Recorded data
------

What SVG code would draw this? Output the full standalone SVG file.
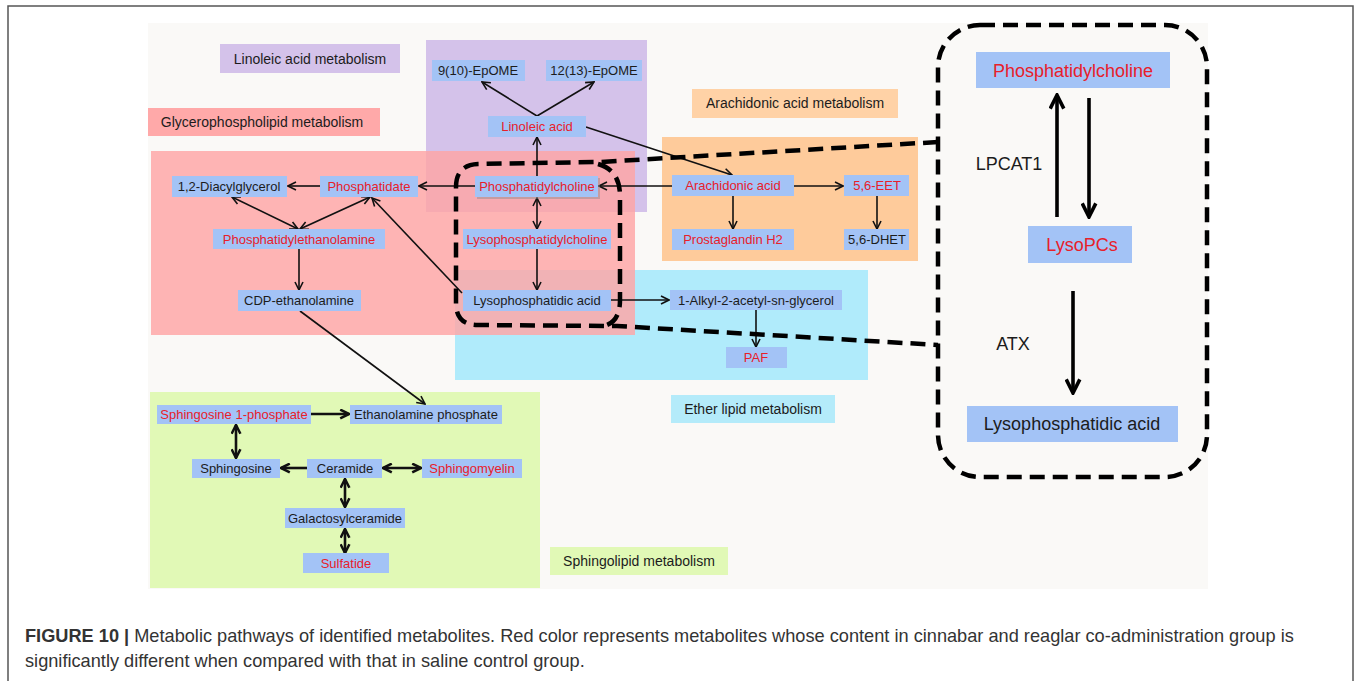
<svg xmlns="http://www.w3.org/2000/svg" width="1358" height="681" viewBox="0 0 1358 681">
<style>
.n{fill:#A3C3F6}
.t{font-family:"Liberation Sans",Arial,sans-serif;font-size:13px;text-anchor:middle;fill:#1c1c1c}
.r{fill:#E8202A}
.lb{font-size:14px}
.bg{font-size:18px}
.c{stroke:#111;stroke-width:1.6;fill:none;marker-end:url(#a)}
.d{marker-start:url(#a)}
.k{stroke:#111;stroke-width:2.6;fill:none;marker-end:url(#b)}
.kd{marker-start:url(#b)}
.K{stroke:#000;stroke-width:3.6;fill:none;marker-end:url(#c)}
.dash{stroke:#000;stroke-width:4.5;stroke-dasharray:15 8;fill:none}
.cap{font-family:"Liberation Sans",Arial,sans-serif;font-size:18.2px;fill:#333}
</style>
<defs>
<marker id="a" viewBox="0 0 10 10" refX="9" refY="5" markerWidth="10" markerHeight="10" markerUnits="userSpaceOnUse" orient="auto-start-reverse"><path d="M1,1 L9,5 L1,9" fill="none" stroke="#111" stroke-width="1.6"/></marker>
<marker id="b" viewBox="0 0 10 10" refX="9" refY="5" markerWidth="11" markerHeight="11" markerUnits="userSpaceOnUse" orient="auto-start-reverse"><path d="M1,1 L9,5 L1,9" fill="none" stroke="#111" stroke-width="2.3"/></marker>
<marker id="c" viewBox="0 0 10 10" refX="9" refY="5" markerWidth="17" markerHeight="17" markerUnits="userSpaceOnUse" orient="auto-start-reverse"><path d="M1,1 L9,5 L1,9" fill="none" stroke="#000" stroke-width="2.1"/></marker>
</defs>
<rect x="0" y="0" width="1358" height="681" fill="#fff"/>
<rect x="8" y="6" width="1345" height="700" fill="#fff" stroke="#555" stroke-width="1.5"/>
<rect x="148" y="23" width="1060" height="566" fill="#FAF9F7"/>

<g id="panels">
<rect x="426" y="40" width="221" height="172" fill="#D4C2EA"/>
<rect x="455" y="270" width="413" height="110" fill="#B0EBFB"/>
<rect x="151" y="151" width="484" height="184" fill="#FFA5A5" opacity="0.82"/>
<rect x="662" y="137" width="256" height="124" fill="#FECB9B"/>
<rect x="150" y="392" width="390" height="196" fill="#E1F9B6"/>
</g>

<g id="label-linoleic"><rect x="220" y="44" width="180" height="29" fill="#D4C2EA"/><text class="t lb" x="310" y="64">Linoleic acid metabolism</text></g>
<g id="label-glycero"><rect x="148" y="108" width="232" height="28" fill="#FFA9A9"/><text class="t lb" x="262" y="127">Glycerophospholipid metabolism</text></g>
<g id="label-arachidonic"><rect x="692" y="89" width="206" height="29" fill="#FFD2A6"/><text class="t lb" x="795" y="108">Arachidonic acid metabolism</text></g>
<g id="label-ether"><rect x="671" y="395" width="164" height="28" fill="#B4EBFA"/><text class="t lb" x="753" y="414">Ether lipid metabolism</text></g>
<g id="label-sphingo"><rect x="550" y="547" width="178" height="28" fill="#E1F9B6"/><text class="t lb" x="639" y="566">Sphingolipid metabolism</text></g>

<g id="connectors">
<path class="c" d="M537,116 L482,82"/>
<path class="c" d="M537,116 L594,82"/>
<path class="c" d="M537,176 L537,137"/>
<path class="c" d="M586,127 L732,175"/>
<path class="c" d="M672,186 L599,186"/>
<path class="c" d="M794,186 L843,186"/>
<path class="c" d="M733,196 L733,229"/>
<path class="c" d="M877,196 L877,229"/>
<path class="c" d="M475,186 L419,186"/>
<path class="c" d="M320,186 L288,186"/>
<path class="c d" d="M232,197 L298,229"/>
<path class="c d" d="M370,197 L300,229"/>
<path class="c" d="M299,249 L299,290"/>
<path class="c" d="M462,293 L372,198"/>
<path class="c d" d="M537,198 L537,229"/>
<path class="c" d="M537,249 L537,290"/>
<path class="c" d="M611,300 L669,300"/>
<path class="c" d="M756,310 L756,347"/>
<path class="c" d="M300,311 L425,404"/>
<path class="k" d="M311,414 L349,414"/>
<path class="k kd" d="M236,425 L236,458"/>
<path class="k" d="M307,468 L281,468"/>
<path class="k kd" d="M383,468 L421,468"/>
<path class="k kd" d="M345,479 L345,507"/>
<path class="k kd" d="M345,529 L345,553"/>
<path class="K" d="M1057,217 L1057,95"/>
<path class="K" d="M1089,98 L1089,217"/>
<path class="K" d="M1073,291 L1073,393"/>
<path class="dash" d="M938,142 L600,162 L478,164 Q456,165 456,187 L456,303 Q456,325 478,325 L617,326 L938,345"/>
<path class="dash" d="M598,164 Q620,170 620,196 L620,300 Q620,322 604,326"/>
<rect class="dash" x="938" y="25" width="269" height="452" rx="42"/>
</g>

<g id="n-9epome"><rect class="n" x="432" y="60" width="93" height="21"/><text class="t" x="478" y="75">9(10)-EpOME</text></g>
<g id="n-12epome"><rect class="n" x="546" y="60" width="96" height="21"/><text class="t" x="594" y="75">12(13)-EpOME</text></g>
<g id="n-linoleic"><rect class="n" x="488" y="116" width="98" height="21"/><text class="t r" x="537" y="131">Linoleic acid</text></g>
<g id="n-dag"><rect class="n" x="172" y="176" width="115" height="21"/><text class="t" x="229" y="191">1,2-Diacylglycerol</text></g>
<g id="n-pa"><rect class="n" x="320" y="176" width="98" height="21"/><text class="t r" x="369" y="191">Phosphatidate</text></g>
<g id="n-pc"><rect x="477" y="178" width="123" height="21" fill="#8a8a8a" opacity="0.45"/><rect class="n" x="475" y="176" width="123" height="21"/><text class="t r" x="537" y="191">Phosphatidylcholine</text></g>
<g id="n-pe"><rect class="n" x="213" y="229" width="172" height="20"/><text class="t r" x="299" y="244">Phosphatidylethanolamine</text></g>
<g id="n-lpc"><rect class="n" x="463" y="229" width="148" height="20"/><text class="t r" x="537" y="244">Lysophosphatidylcholine</text></g>
<g id="n-cdp"><rect class="n" x="238" y="290" width="123" height="21"/><text class="t" x="299" y="305">CDP-ethanolamine</text></g>
<g id="n-lpa"><rect class="n" x="463" y="290" width="148" height="21"/><text class="t" x="537" y="305">Lysophosphatidic acid</text></g>
<g id="n-aa"><rect class="n" x="672" y="175" width="122" height="21"/><text class="t r" x="733" y="190">Arachidonic acid</text></g>
<g id="n-eet"><rect class="n" x="844" y="175" width="65" height="21"/><text class="t r" x="877" y="190">5,6-EET</text></g>
<g id="n-pgh2"><rect class="n" x="672" y="229" width="122" height="21"/><text class="t r" x="733" y="244">Prostaglandin H2</text></g>
<g id="n-dhet"><rect class="n" x="844" y="229" width="65" height="21"/><text class="t" x="877" y="244">5,6-DHET</text></g>
<g id="n-alkyl"><rect class="n" x="670" y="290" width="172" height="20"/><text class="t" x="756" y="305">1-Alkyl-2-acetyl-sn-glycerol</text></g>
<g id="n-paf"><rect class="n" x="726" y="347" width="61" height="21"/><text class="t r" x="756" y="362">PAF</text></g>
<g id="n-s1p"><rect class="n" x="157" y="405" width="154" height="19"/><text class="t r" x="234" y="419">Sphingosine 1-phosphate</text></g>
<g id="n-ethp"><rect class="n" x="350" y="405" width="152" height="19"/><text class="t" x="426" y="419">Ethanolamine phosphate</text></g>
<g id="n-sph"><rect class="n" x="192" y="459" width="88" height="19"/><text class="t" x="236" y="473">Sphingosine</text></g>
<g id="n-cer"><rect class="n" x="307" y="459" width="75" height="19"/><text class="t" x="345" y="473">Ceramide</text></g>
<g id="n-sm"><rect class="n" x="422" y="459" width="100" height="19"/><text class="t r" x="472" y="473">Sphingomyelin</text></g>
<g id="n-gal"><rect class="n" x="285" y="508" width="120" height="20"/><text class="t" x="345" y="523">Galactosylceramide</text></g>
<g id="n-sulf"><rect class="n" x="303" y="553" width="86" height="20"/><text class="t r" x="346" y="568">Sulfatide</text></g>

<g id="r-pc"><rect class="n" x="976" y="52" width="194" height="36"/><text class="t bg r" x="1073" y="77">Phosphatidylcholine</text></g>
<g id="r-lysopcs"><rect class="n" x="1028" y="226" width="104" height="37"/><text class="t bg r" x="1082" y="251">LysoPCs</text></g>
<g id="r-lpa"><rect class="n" x="967" y="406" width="211" height="36"/><text class="t bg" x="1072" y="430">Lysophosphatidic acid</text></g>
<text class="t bg" x="1009" y="170">LPCAT1</text>
<text class="t bg" x="1013" y="350">ATX</text>

<text class="cap" x="25" y="642"><tspan font-weight="bold">FIGURE 10 |</tspan> Metabolic pathways of identified metabolites. Red color represents metabolites whose content in cinnabar and reaglar co-administration group is</text>
<text class="cap" x="25" y="667">significantly different when compared with that in saline control group.</text>
</svg>
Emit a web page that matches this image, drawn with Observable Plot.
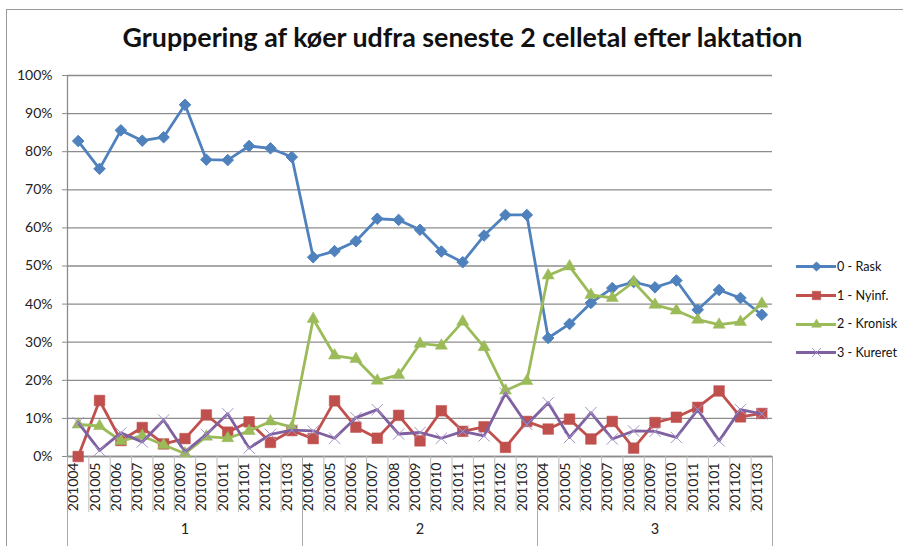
<!DOCTYPE html>
<html>
<head>
<meta charset="utf-8">
<script src="https://cdn.jsdelivr.net/npm/d3@7"></script>
<script src="https://cdn.jsdelivr.net/npm/@observablehq/plot@0.6"></script>
<style>
  html, body { margin: 0; padding: 0; background: #fff; }
  #wrap { position: relative; width: 903px; height: 546px; overflow: hidden; font-family: Lato, "Open Sans", sans-serif; }
  #frame { position: absolute; left: 6px; top: 9px; width: 1000px; height: 1000px; border-left: 1px solid #999; border-top: 1px solid #999; pointer-events: none; }
  #title { height: 62px; width: 903px; text-align: center; font-weight: bold; font-size: 26.8px; line-height: 62px; padding-top: 6px; box-sizing: border-box; color: #111; margin-left: 11px; white-space: nowrap; }
  #legend { position: absolute; left: 796px; top: 252px; font-size: 12.6px; color: #111; white-space: nowrap; width: 106px; }
  .item { display: flex; align-items: center; height: 28.7px; white-space: nowrap; }
  .item svg { margin-right: 1px; flex: none; }
</style>
</head>
<body>
<div id="wrap">
  <div id="frame"></div>
  <div id="title">Gruppering af køer udfra seneste 2 celletal efter laktation</div>
  <div id="chart"></div>
  <div id="legend"></div>
</div>
<script>
// Category labels (per group) and group labels
const months = ["201004","201005","201006","201007","201008","201009","201010","201011","201101","201102","201103"];
const groups = ["1","2","3"];
const seriesNames = ["0 - Rask","1 - Nyinf.","2 - Kronisk","3 - Kureret"];
const yTicks = [0,10,20,30,40,50,60,70,80,90,100];

// Values in percent, 33 points each (group 1, 2, 3)
const rask = [82.8,75.5,85.6,82.9,83.8,92.3,77.9,77.8,81.5,80.9,78.6,
              52.3,53.9,56.5,62.4,62.1,59.5,53.8,51.0,58.0,63.4,63.4,
              31.1,34.8,40.3,44.2,45.8,44.4,46.2,38.5,43.7,41.6,37.2];
const nyinf = [0.0,14.7,4.2,7.6,3.3,4.7,10.9,6.4,9.1,3.7,6.8,
               4.7,14.6,7.7,4.8,10.8,4.1,12.0,6.6,7.8,2.4,9.2,
               7.2,9.8,4.6,9.2,2.2,8.9,10.3,12.9,17.2,10.4,11.3];
const kronisk = [8.4,8.0,4.1,5.4,3.0,0.8,5.2,4.8,6.7,9.2,7.7,
                 36.1,26.5,25.6,19.9,21.4,29.6,29.1,35.4,28.7,17.3,19.8,
                 47.5,49.9,42.4,41.6,45.8,39.8,38.3,35.9,34.6,35.3,40.1];
const kureret = [8.9,1.6,6.2,3.8,9.6,1.2,5.8,11.2,2.2,5.8,6.9,
                 6.7,4.8,10.2,12.3,5.9,6.3,4.8,6.6,5.4,16.6,8.4,
                 14.1,5.0,11.5,4.6,6.7,6.6,5.0,12.3,4.1,12.3,11.2];

const colors = ["#4F81BD","#C0504D","#9BBB59","#7F60A0"];
const styles = [
  {symbol: "diamond2", r: 5.2, fill: colors[0], stroke: colors[0], strokeWidth: 1},
  {symbol: "square", r: 6, fill: colors[1], stroke: colors[1], strokeWidth: 0.5},
  {symbol: "triangle", r: 4.5, fill: colors[2], stroke: colors[2], strokeWidth: 0.5},
  {symbol: "times", r: 5.2, fill: "none", stroke: "#A595C8", strokeWidth: 1}
];
const values = [rask, nyinf, kronisk, kureret];

const labels = [];
groups.forEach((g, gi) => months.forEach((m, mi) => labels.push({i: gi * months.length + mi, label: m})));
const nCat = labels.length;

const rowsPerSeries = values.map((arr, s) => arr.map((v, i) => ({series: seriesNames[s], i, v})));

const plotHeight = 484, marginTop = 13, marginBottom = 90;
const frameH = plotHeight - marginTop - marginBottom;
const axisColor = "#8C8C8C";

const marks = [
  Plot.gridY({ticks: yTicks, stroke: axisColor, strokeOpacity: 1, strokeWidth: 1.3}),
  Plot.axisY({ticks: yTicks, tickFormat: d => d + "%", tickSize: 5, tickPadding: 10, stroke: axisColor, fill: "#222", fontSize: 14, label: null}),
  Plot.ruleX([0], {y1: 0, y2: 100, stroke: axisColor, strokeWidth: 1.3}),
  Plot.ruleY([0], {stroke: axisColor, strokeWidth: 1.3}),
  // category separators below the axis
  Plot.ruleX(d3.range(1, nCat).filter(i => i % months.length !== 0), {stroke: "#BBBBBB", insetTop: frameH, insetBottom: -56}),
  // group separators
  Plot.ruleX(d3.range(0, nCat + 1, months.length), {stroke: "#AAAAAA", insetTop: frameH, insetBottom: -marginBottom}),
  // month tick labels
  Plot.text(labels, {x: d => d.i + 0.5, text: "label", frameAnchor: "bottom", rotate: -90, textAnchor: "end", dy: 6, fontSize: 14, fill: "#222"}),
  // group labels
  Plot.text(groups, {x: (d, i) => i * months.length + months.length / 2, text: d => d, frameAnchor: "bottom", dy: 77, fontSize: 14.5, fill: "#222"})
];

rowsPerSeries.forEach((rows, s) => {
  marks.push(Plot.line(rows, {x: d => d.i + 0.5, y: "v", stroke: colors[s], strokeWidth: 2.8, curve: "linear"}));
  marks.push(Plot.dot(rows, {x: d => d.i + 0.5, y: "v", ...styles[s]}));
});

const chart = Plot.plot({
  width: 903,
  height: plotHeight,
  marginLeft: 67,
  marginRight: 131,
  marginTop,
  marginBottom,
  style: {fontFamily: "Lato, 'Open Sans', sans-serif", background: "transparent"},
  x: {type: "linear", domain: [0, nCat], axis: null},
  y: {type: "linear", domain: [0, 100], axis: null},
  marks
});
document.getElementById("chart").appendChild(chart);

// Legend
const legend = document.getElementById("legend");
seriesNames.forEach((name, s) => {
  const item = document.createElement("div");
  item.className = "item";
  const sw = Plot.plot({
    width: 40, height: 16, margin: 0,
    x: {domain: [0, 1], axis: null}, y: {domain: [0, 1], axis: null},
    style: {background: "transparent"},
    marks: [
      Plot.ruleY([0.5], {stroke: colors[s], strokeWidth: 2.8}),
      Plot.dot([{x: 0.5, y: 0.5}], {x: "x", y: "y", ...styles[s], r: styles[s].r * 0.8})
    ]
  });
  item.appendChild(sw);
  const t = document.createElement("span");
  t.textContent = name;
  item.appendChild(t);
  legend.appendChild(item);
});
</script>
</body>
</html>
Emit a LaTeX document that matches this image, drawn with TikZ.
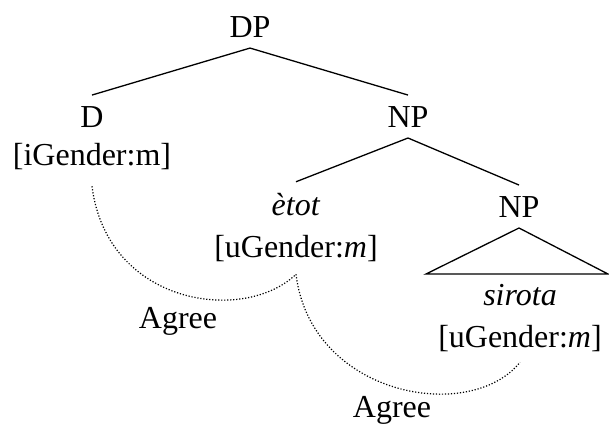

------

GIVEN EXERCISE >> Pull out every line of the records that includes the string "this".

EXERCISE RESULT >>
What SVG code would draw this? Output the full standalone SVG file.
Emit a web page that matches this image, drawn with Observable Plot.
Emit a LaTeX document that matches this image, drawn with TikZ.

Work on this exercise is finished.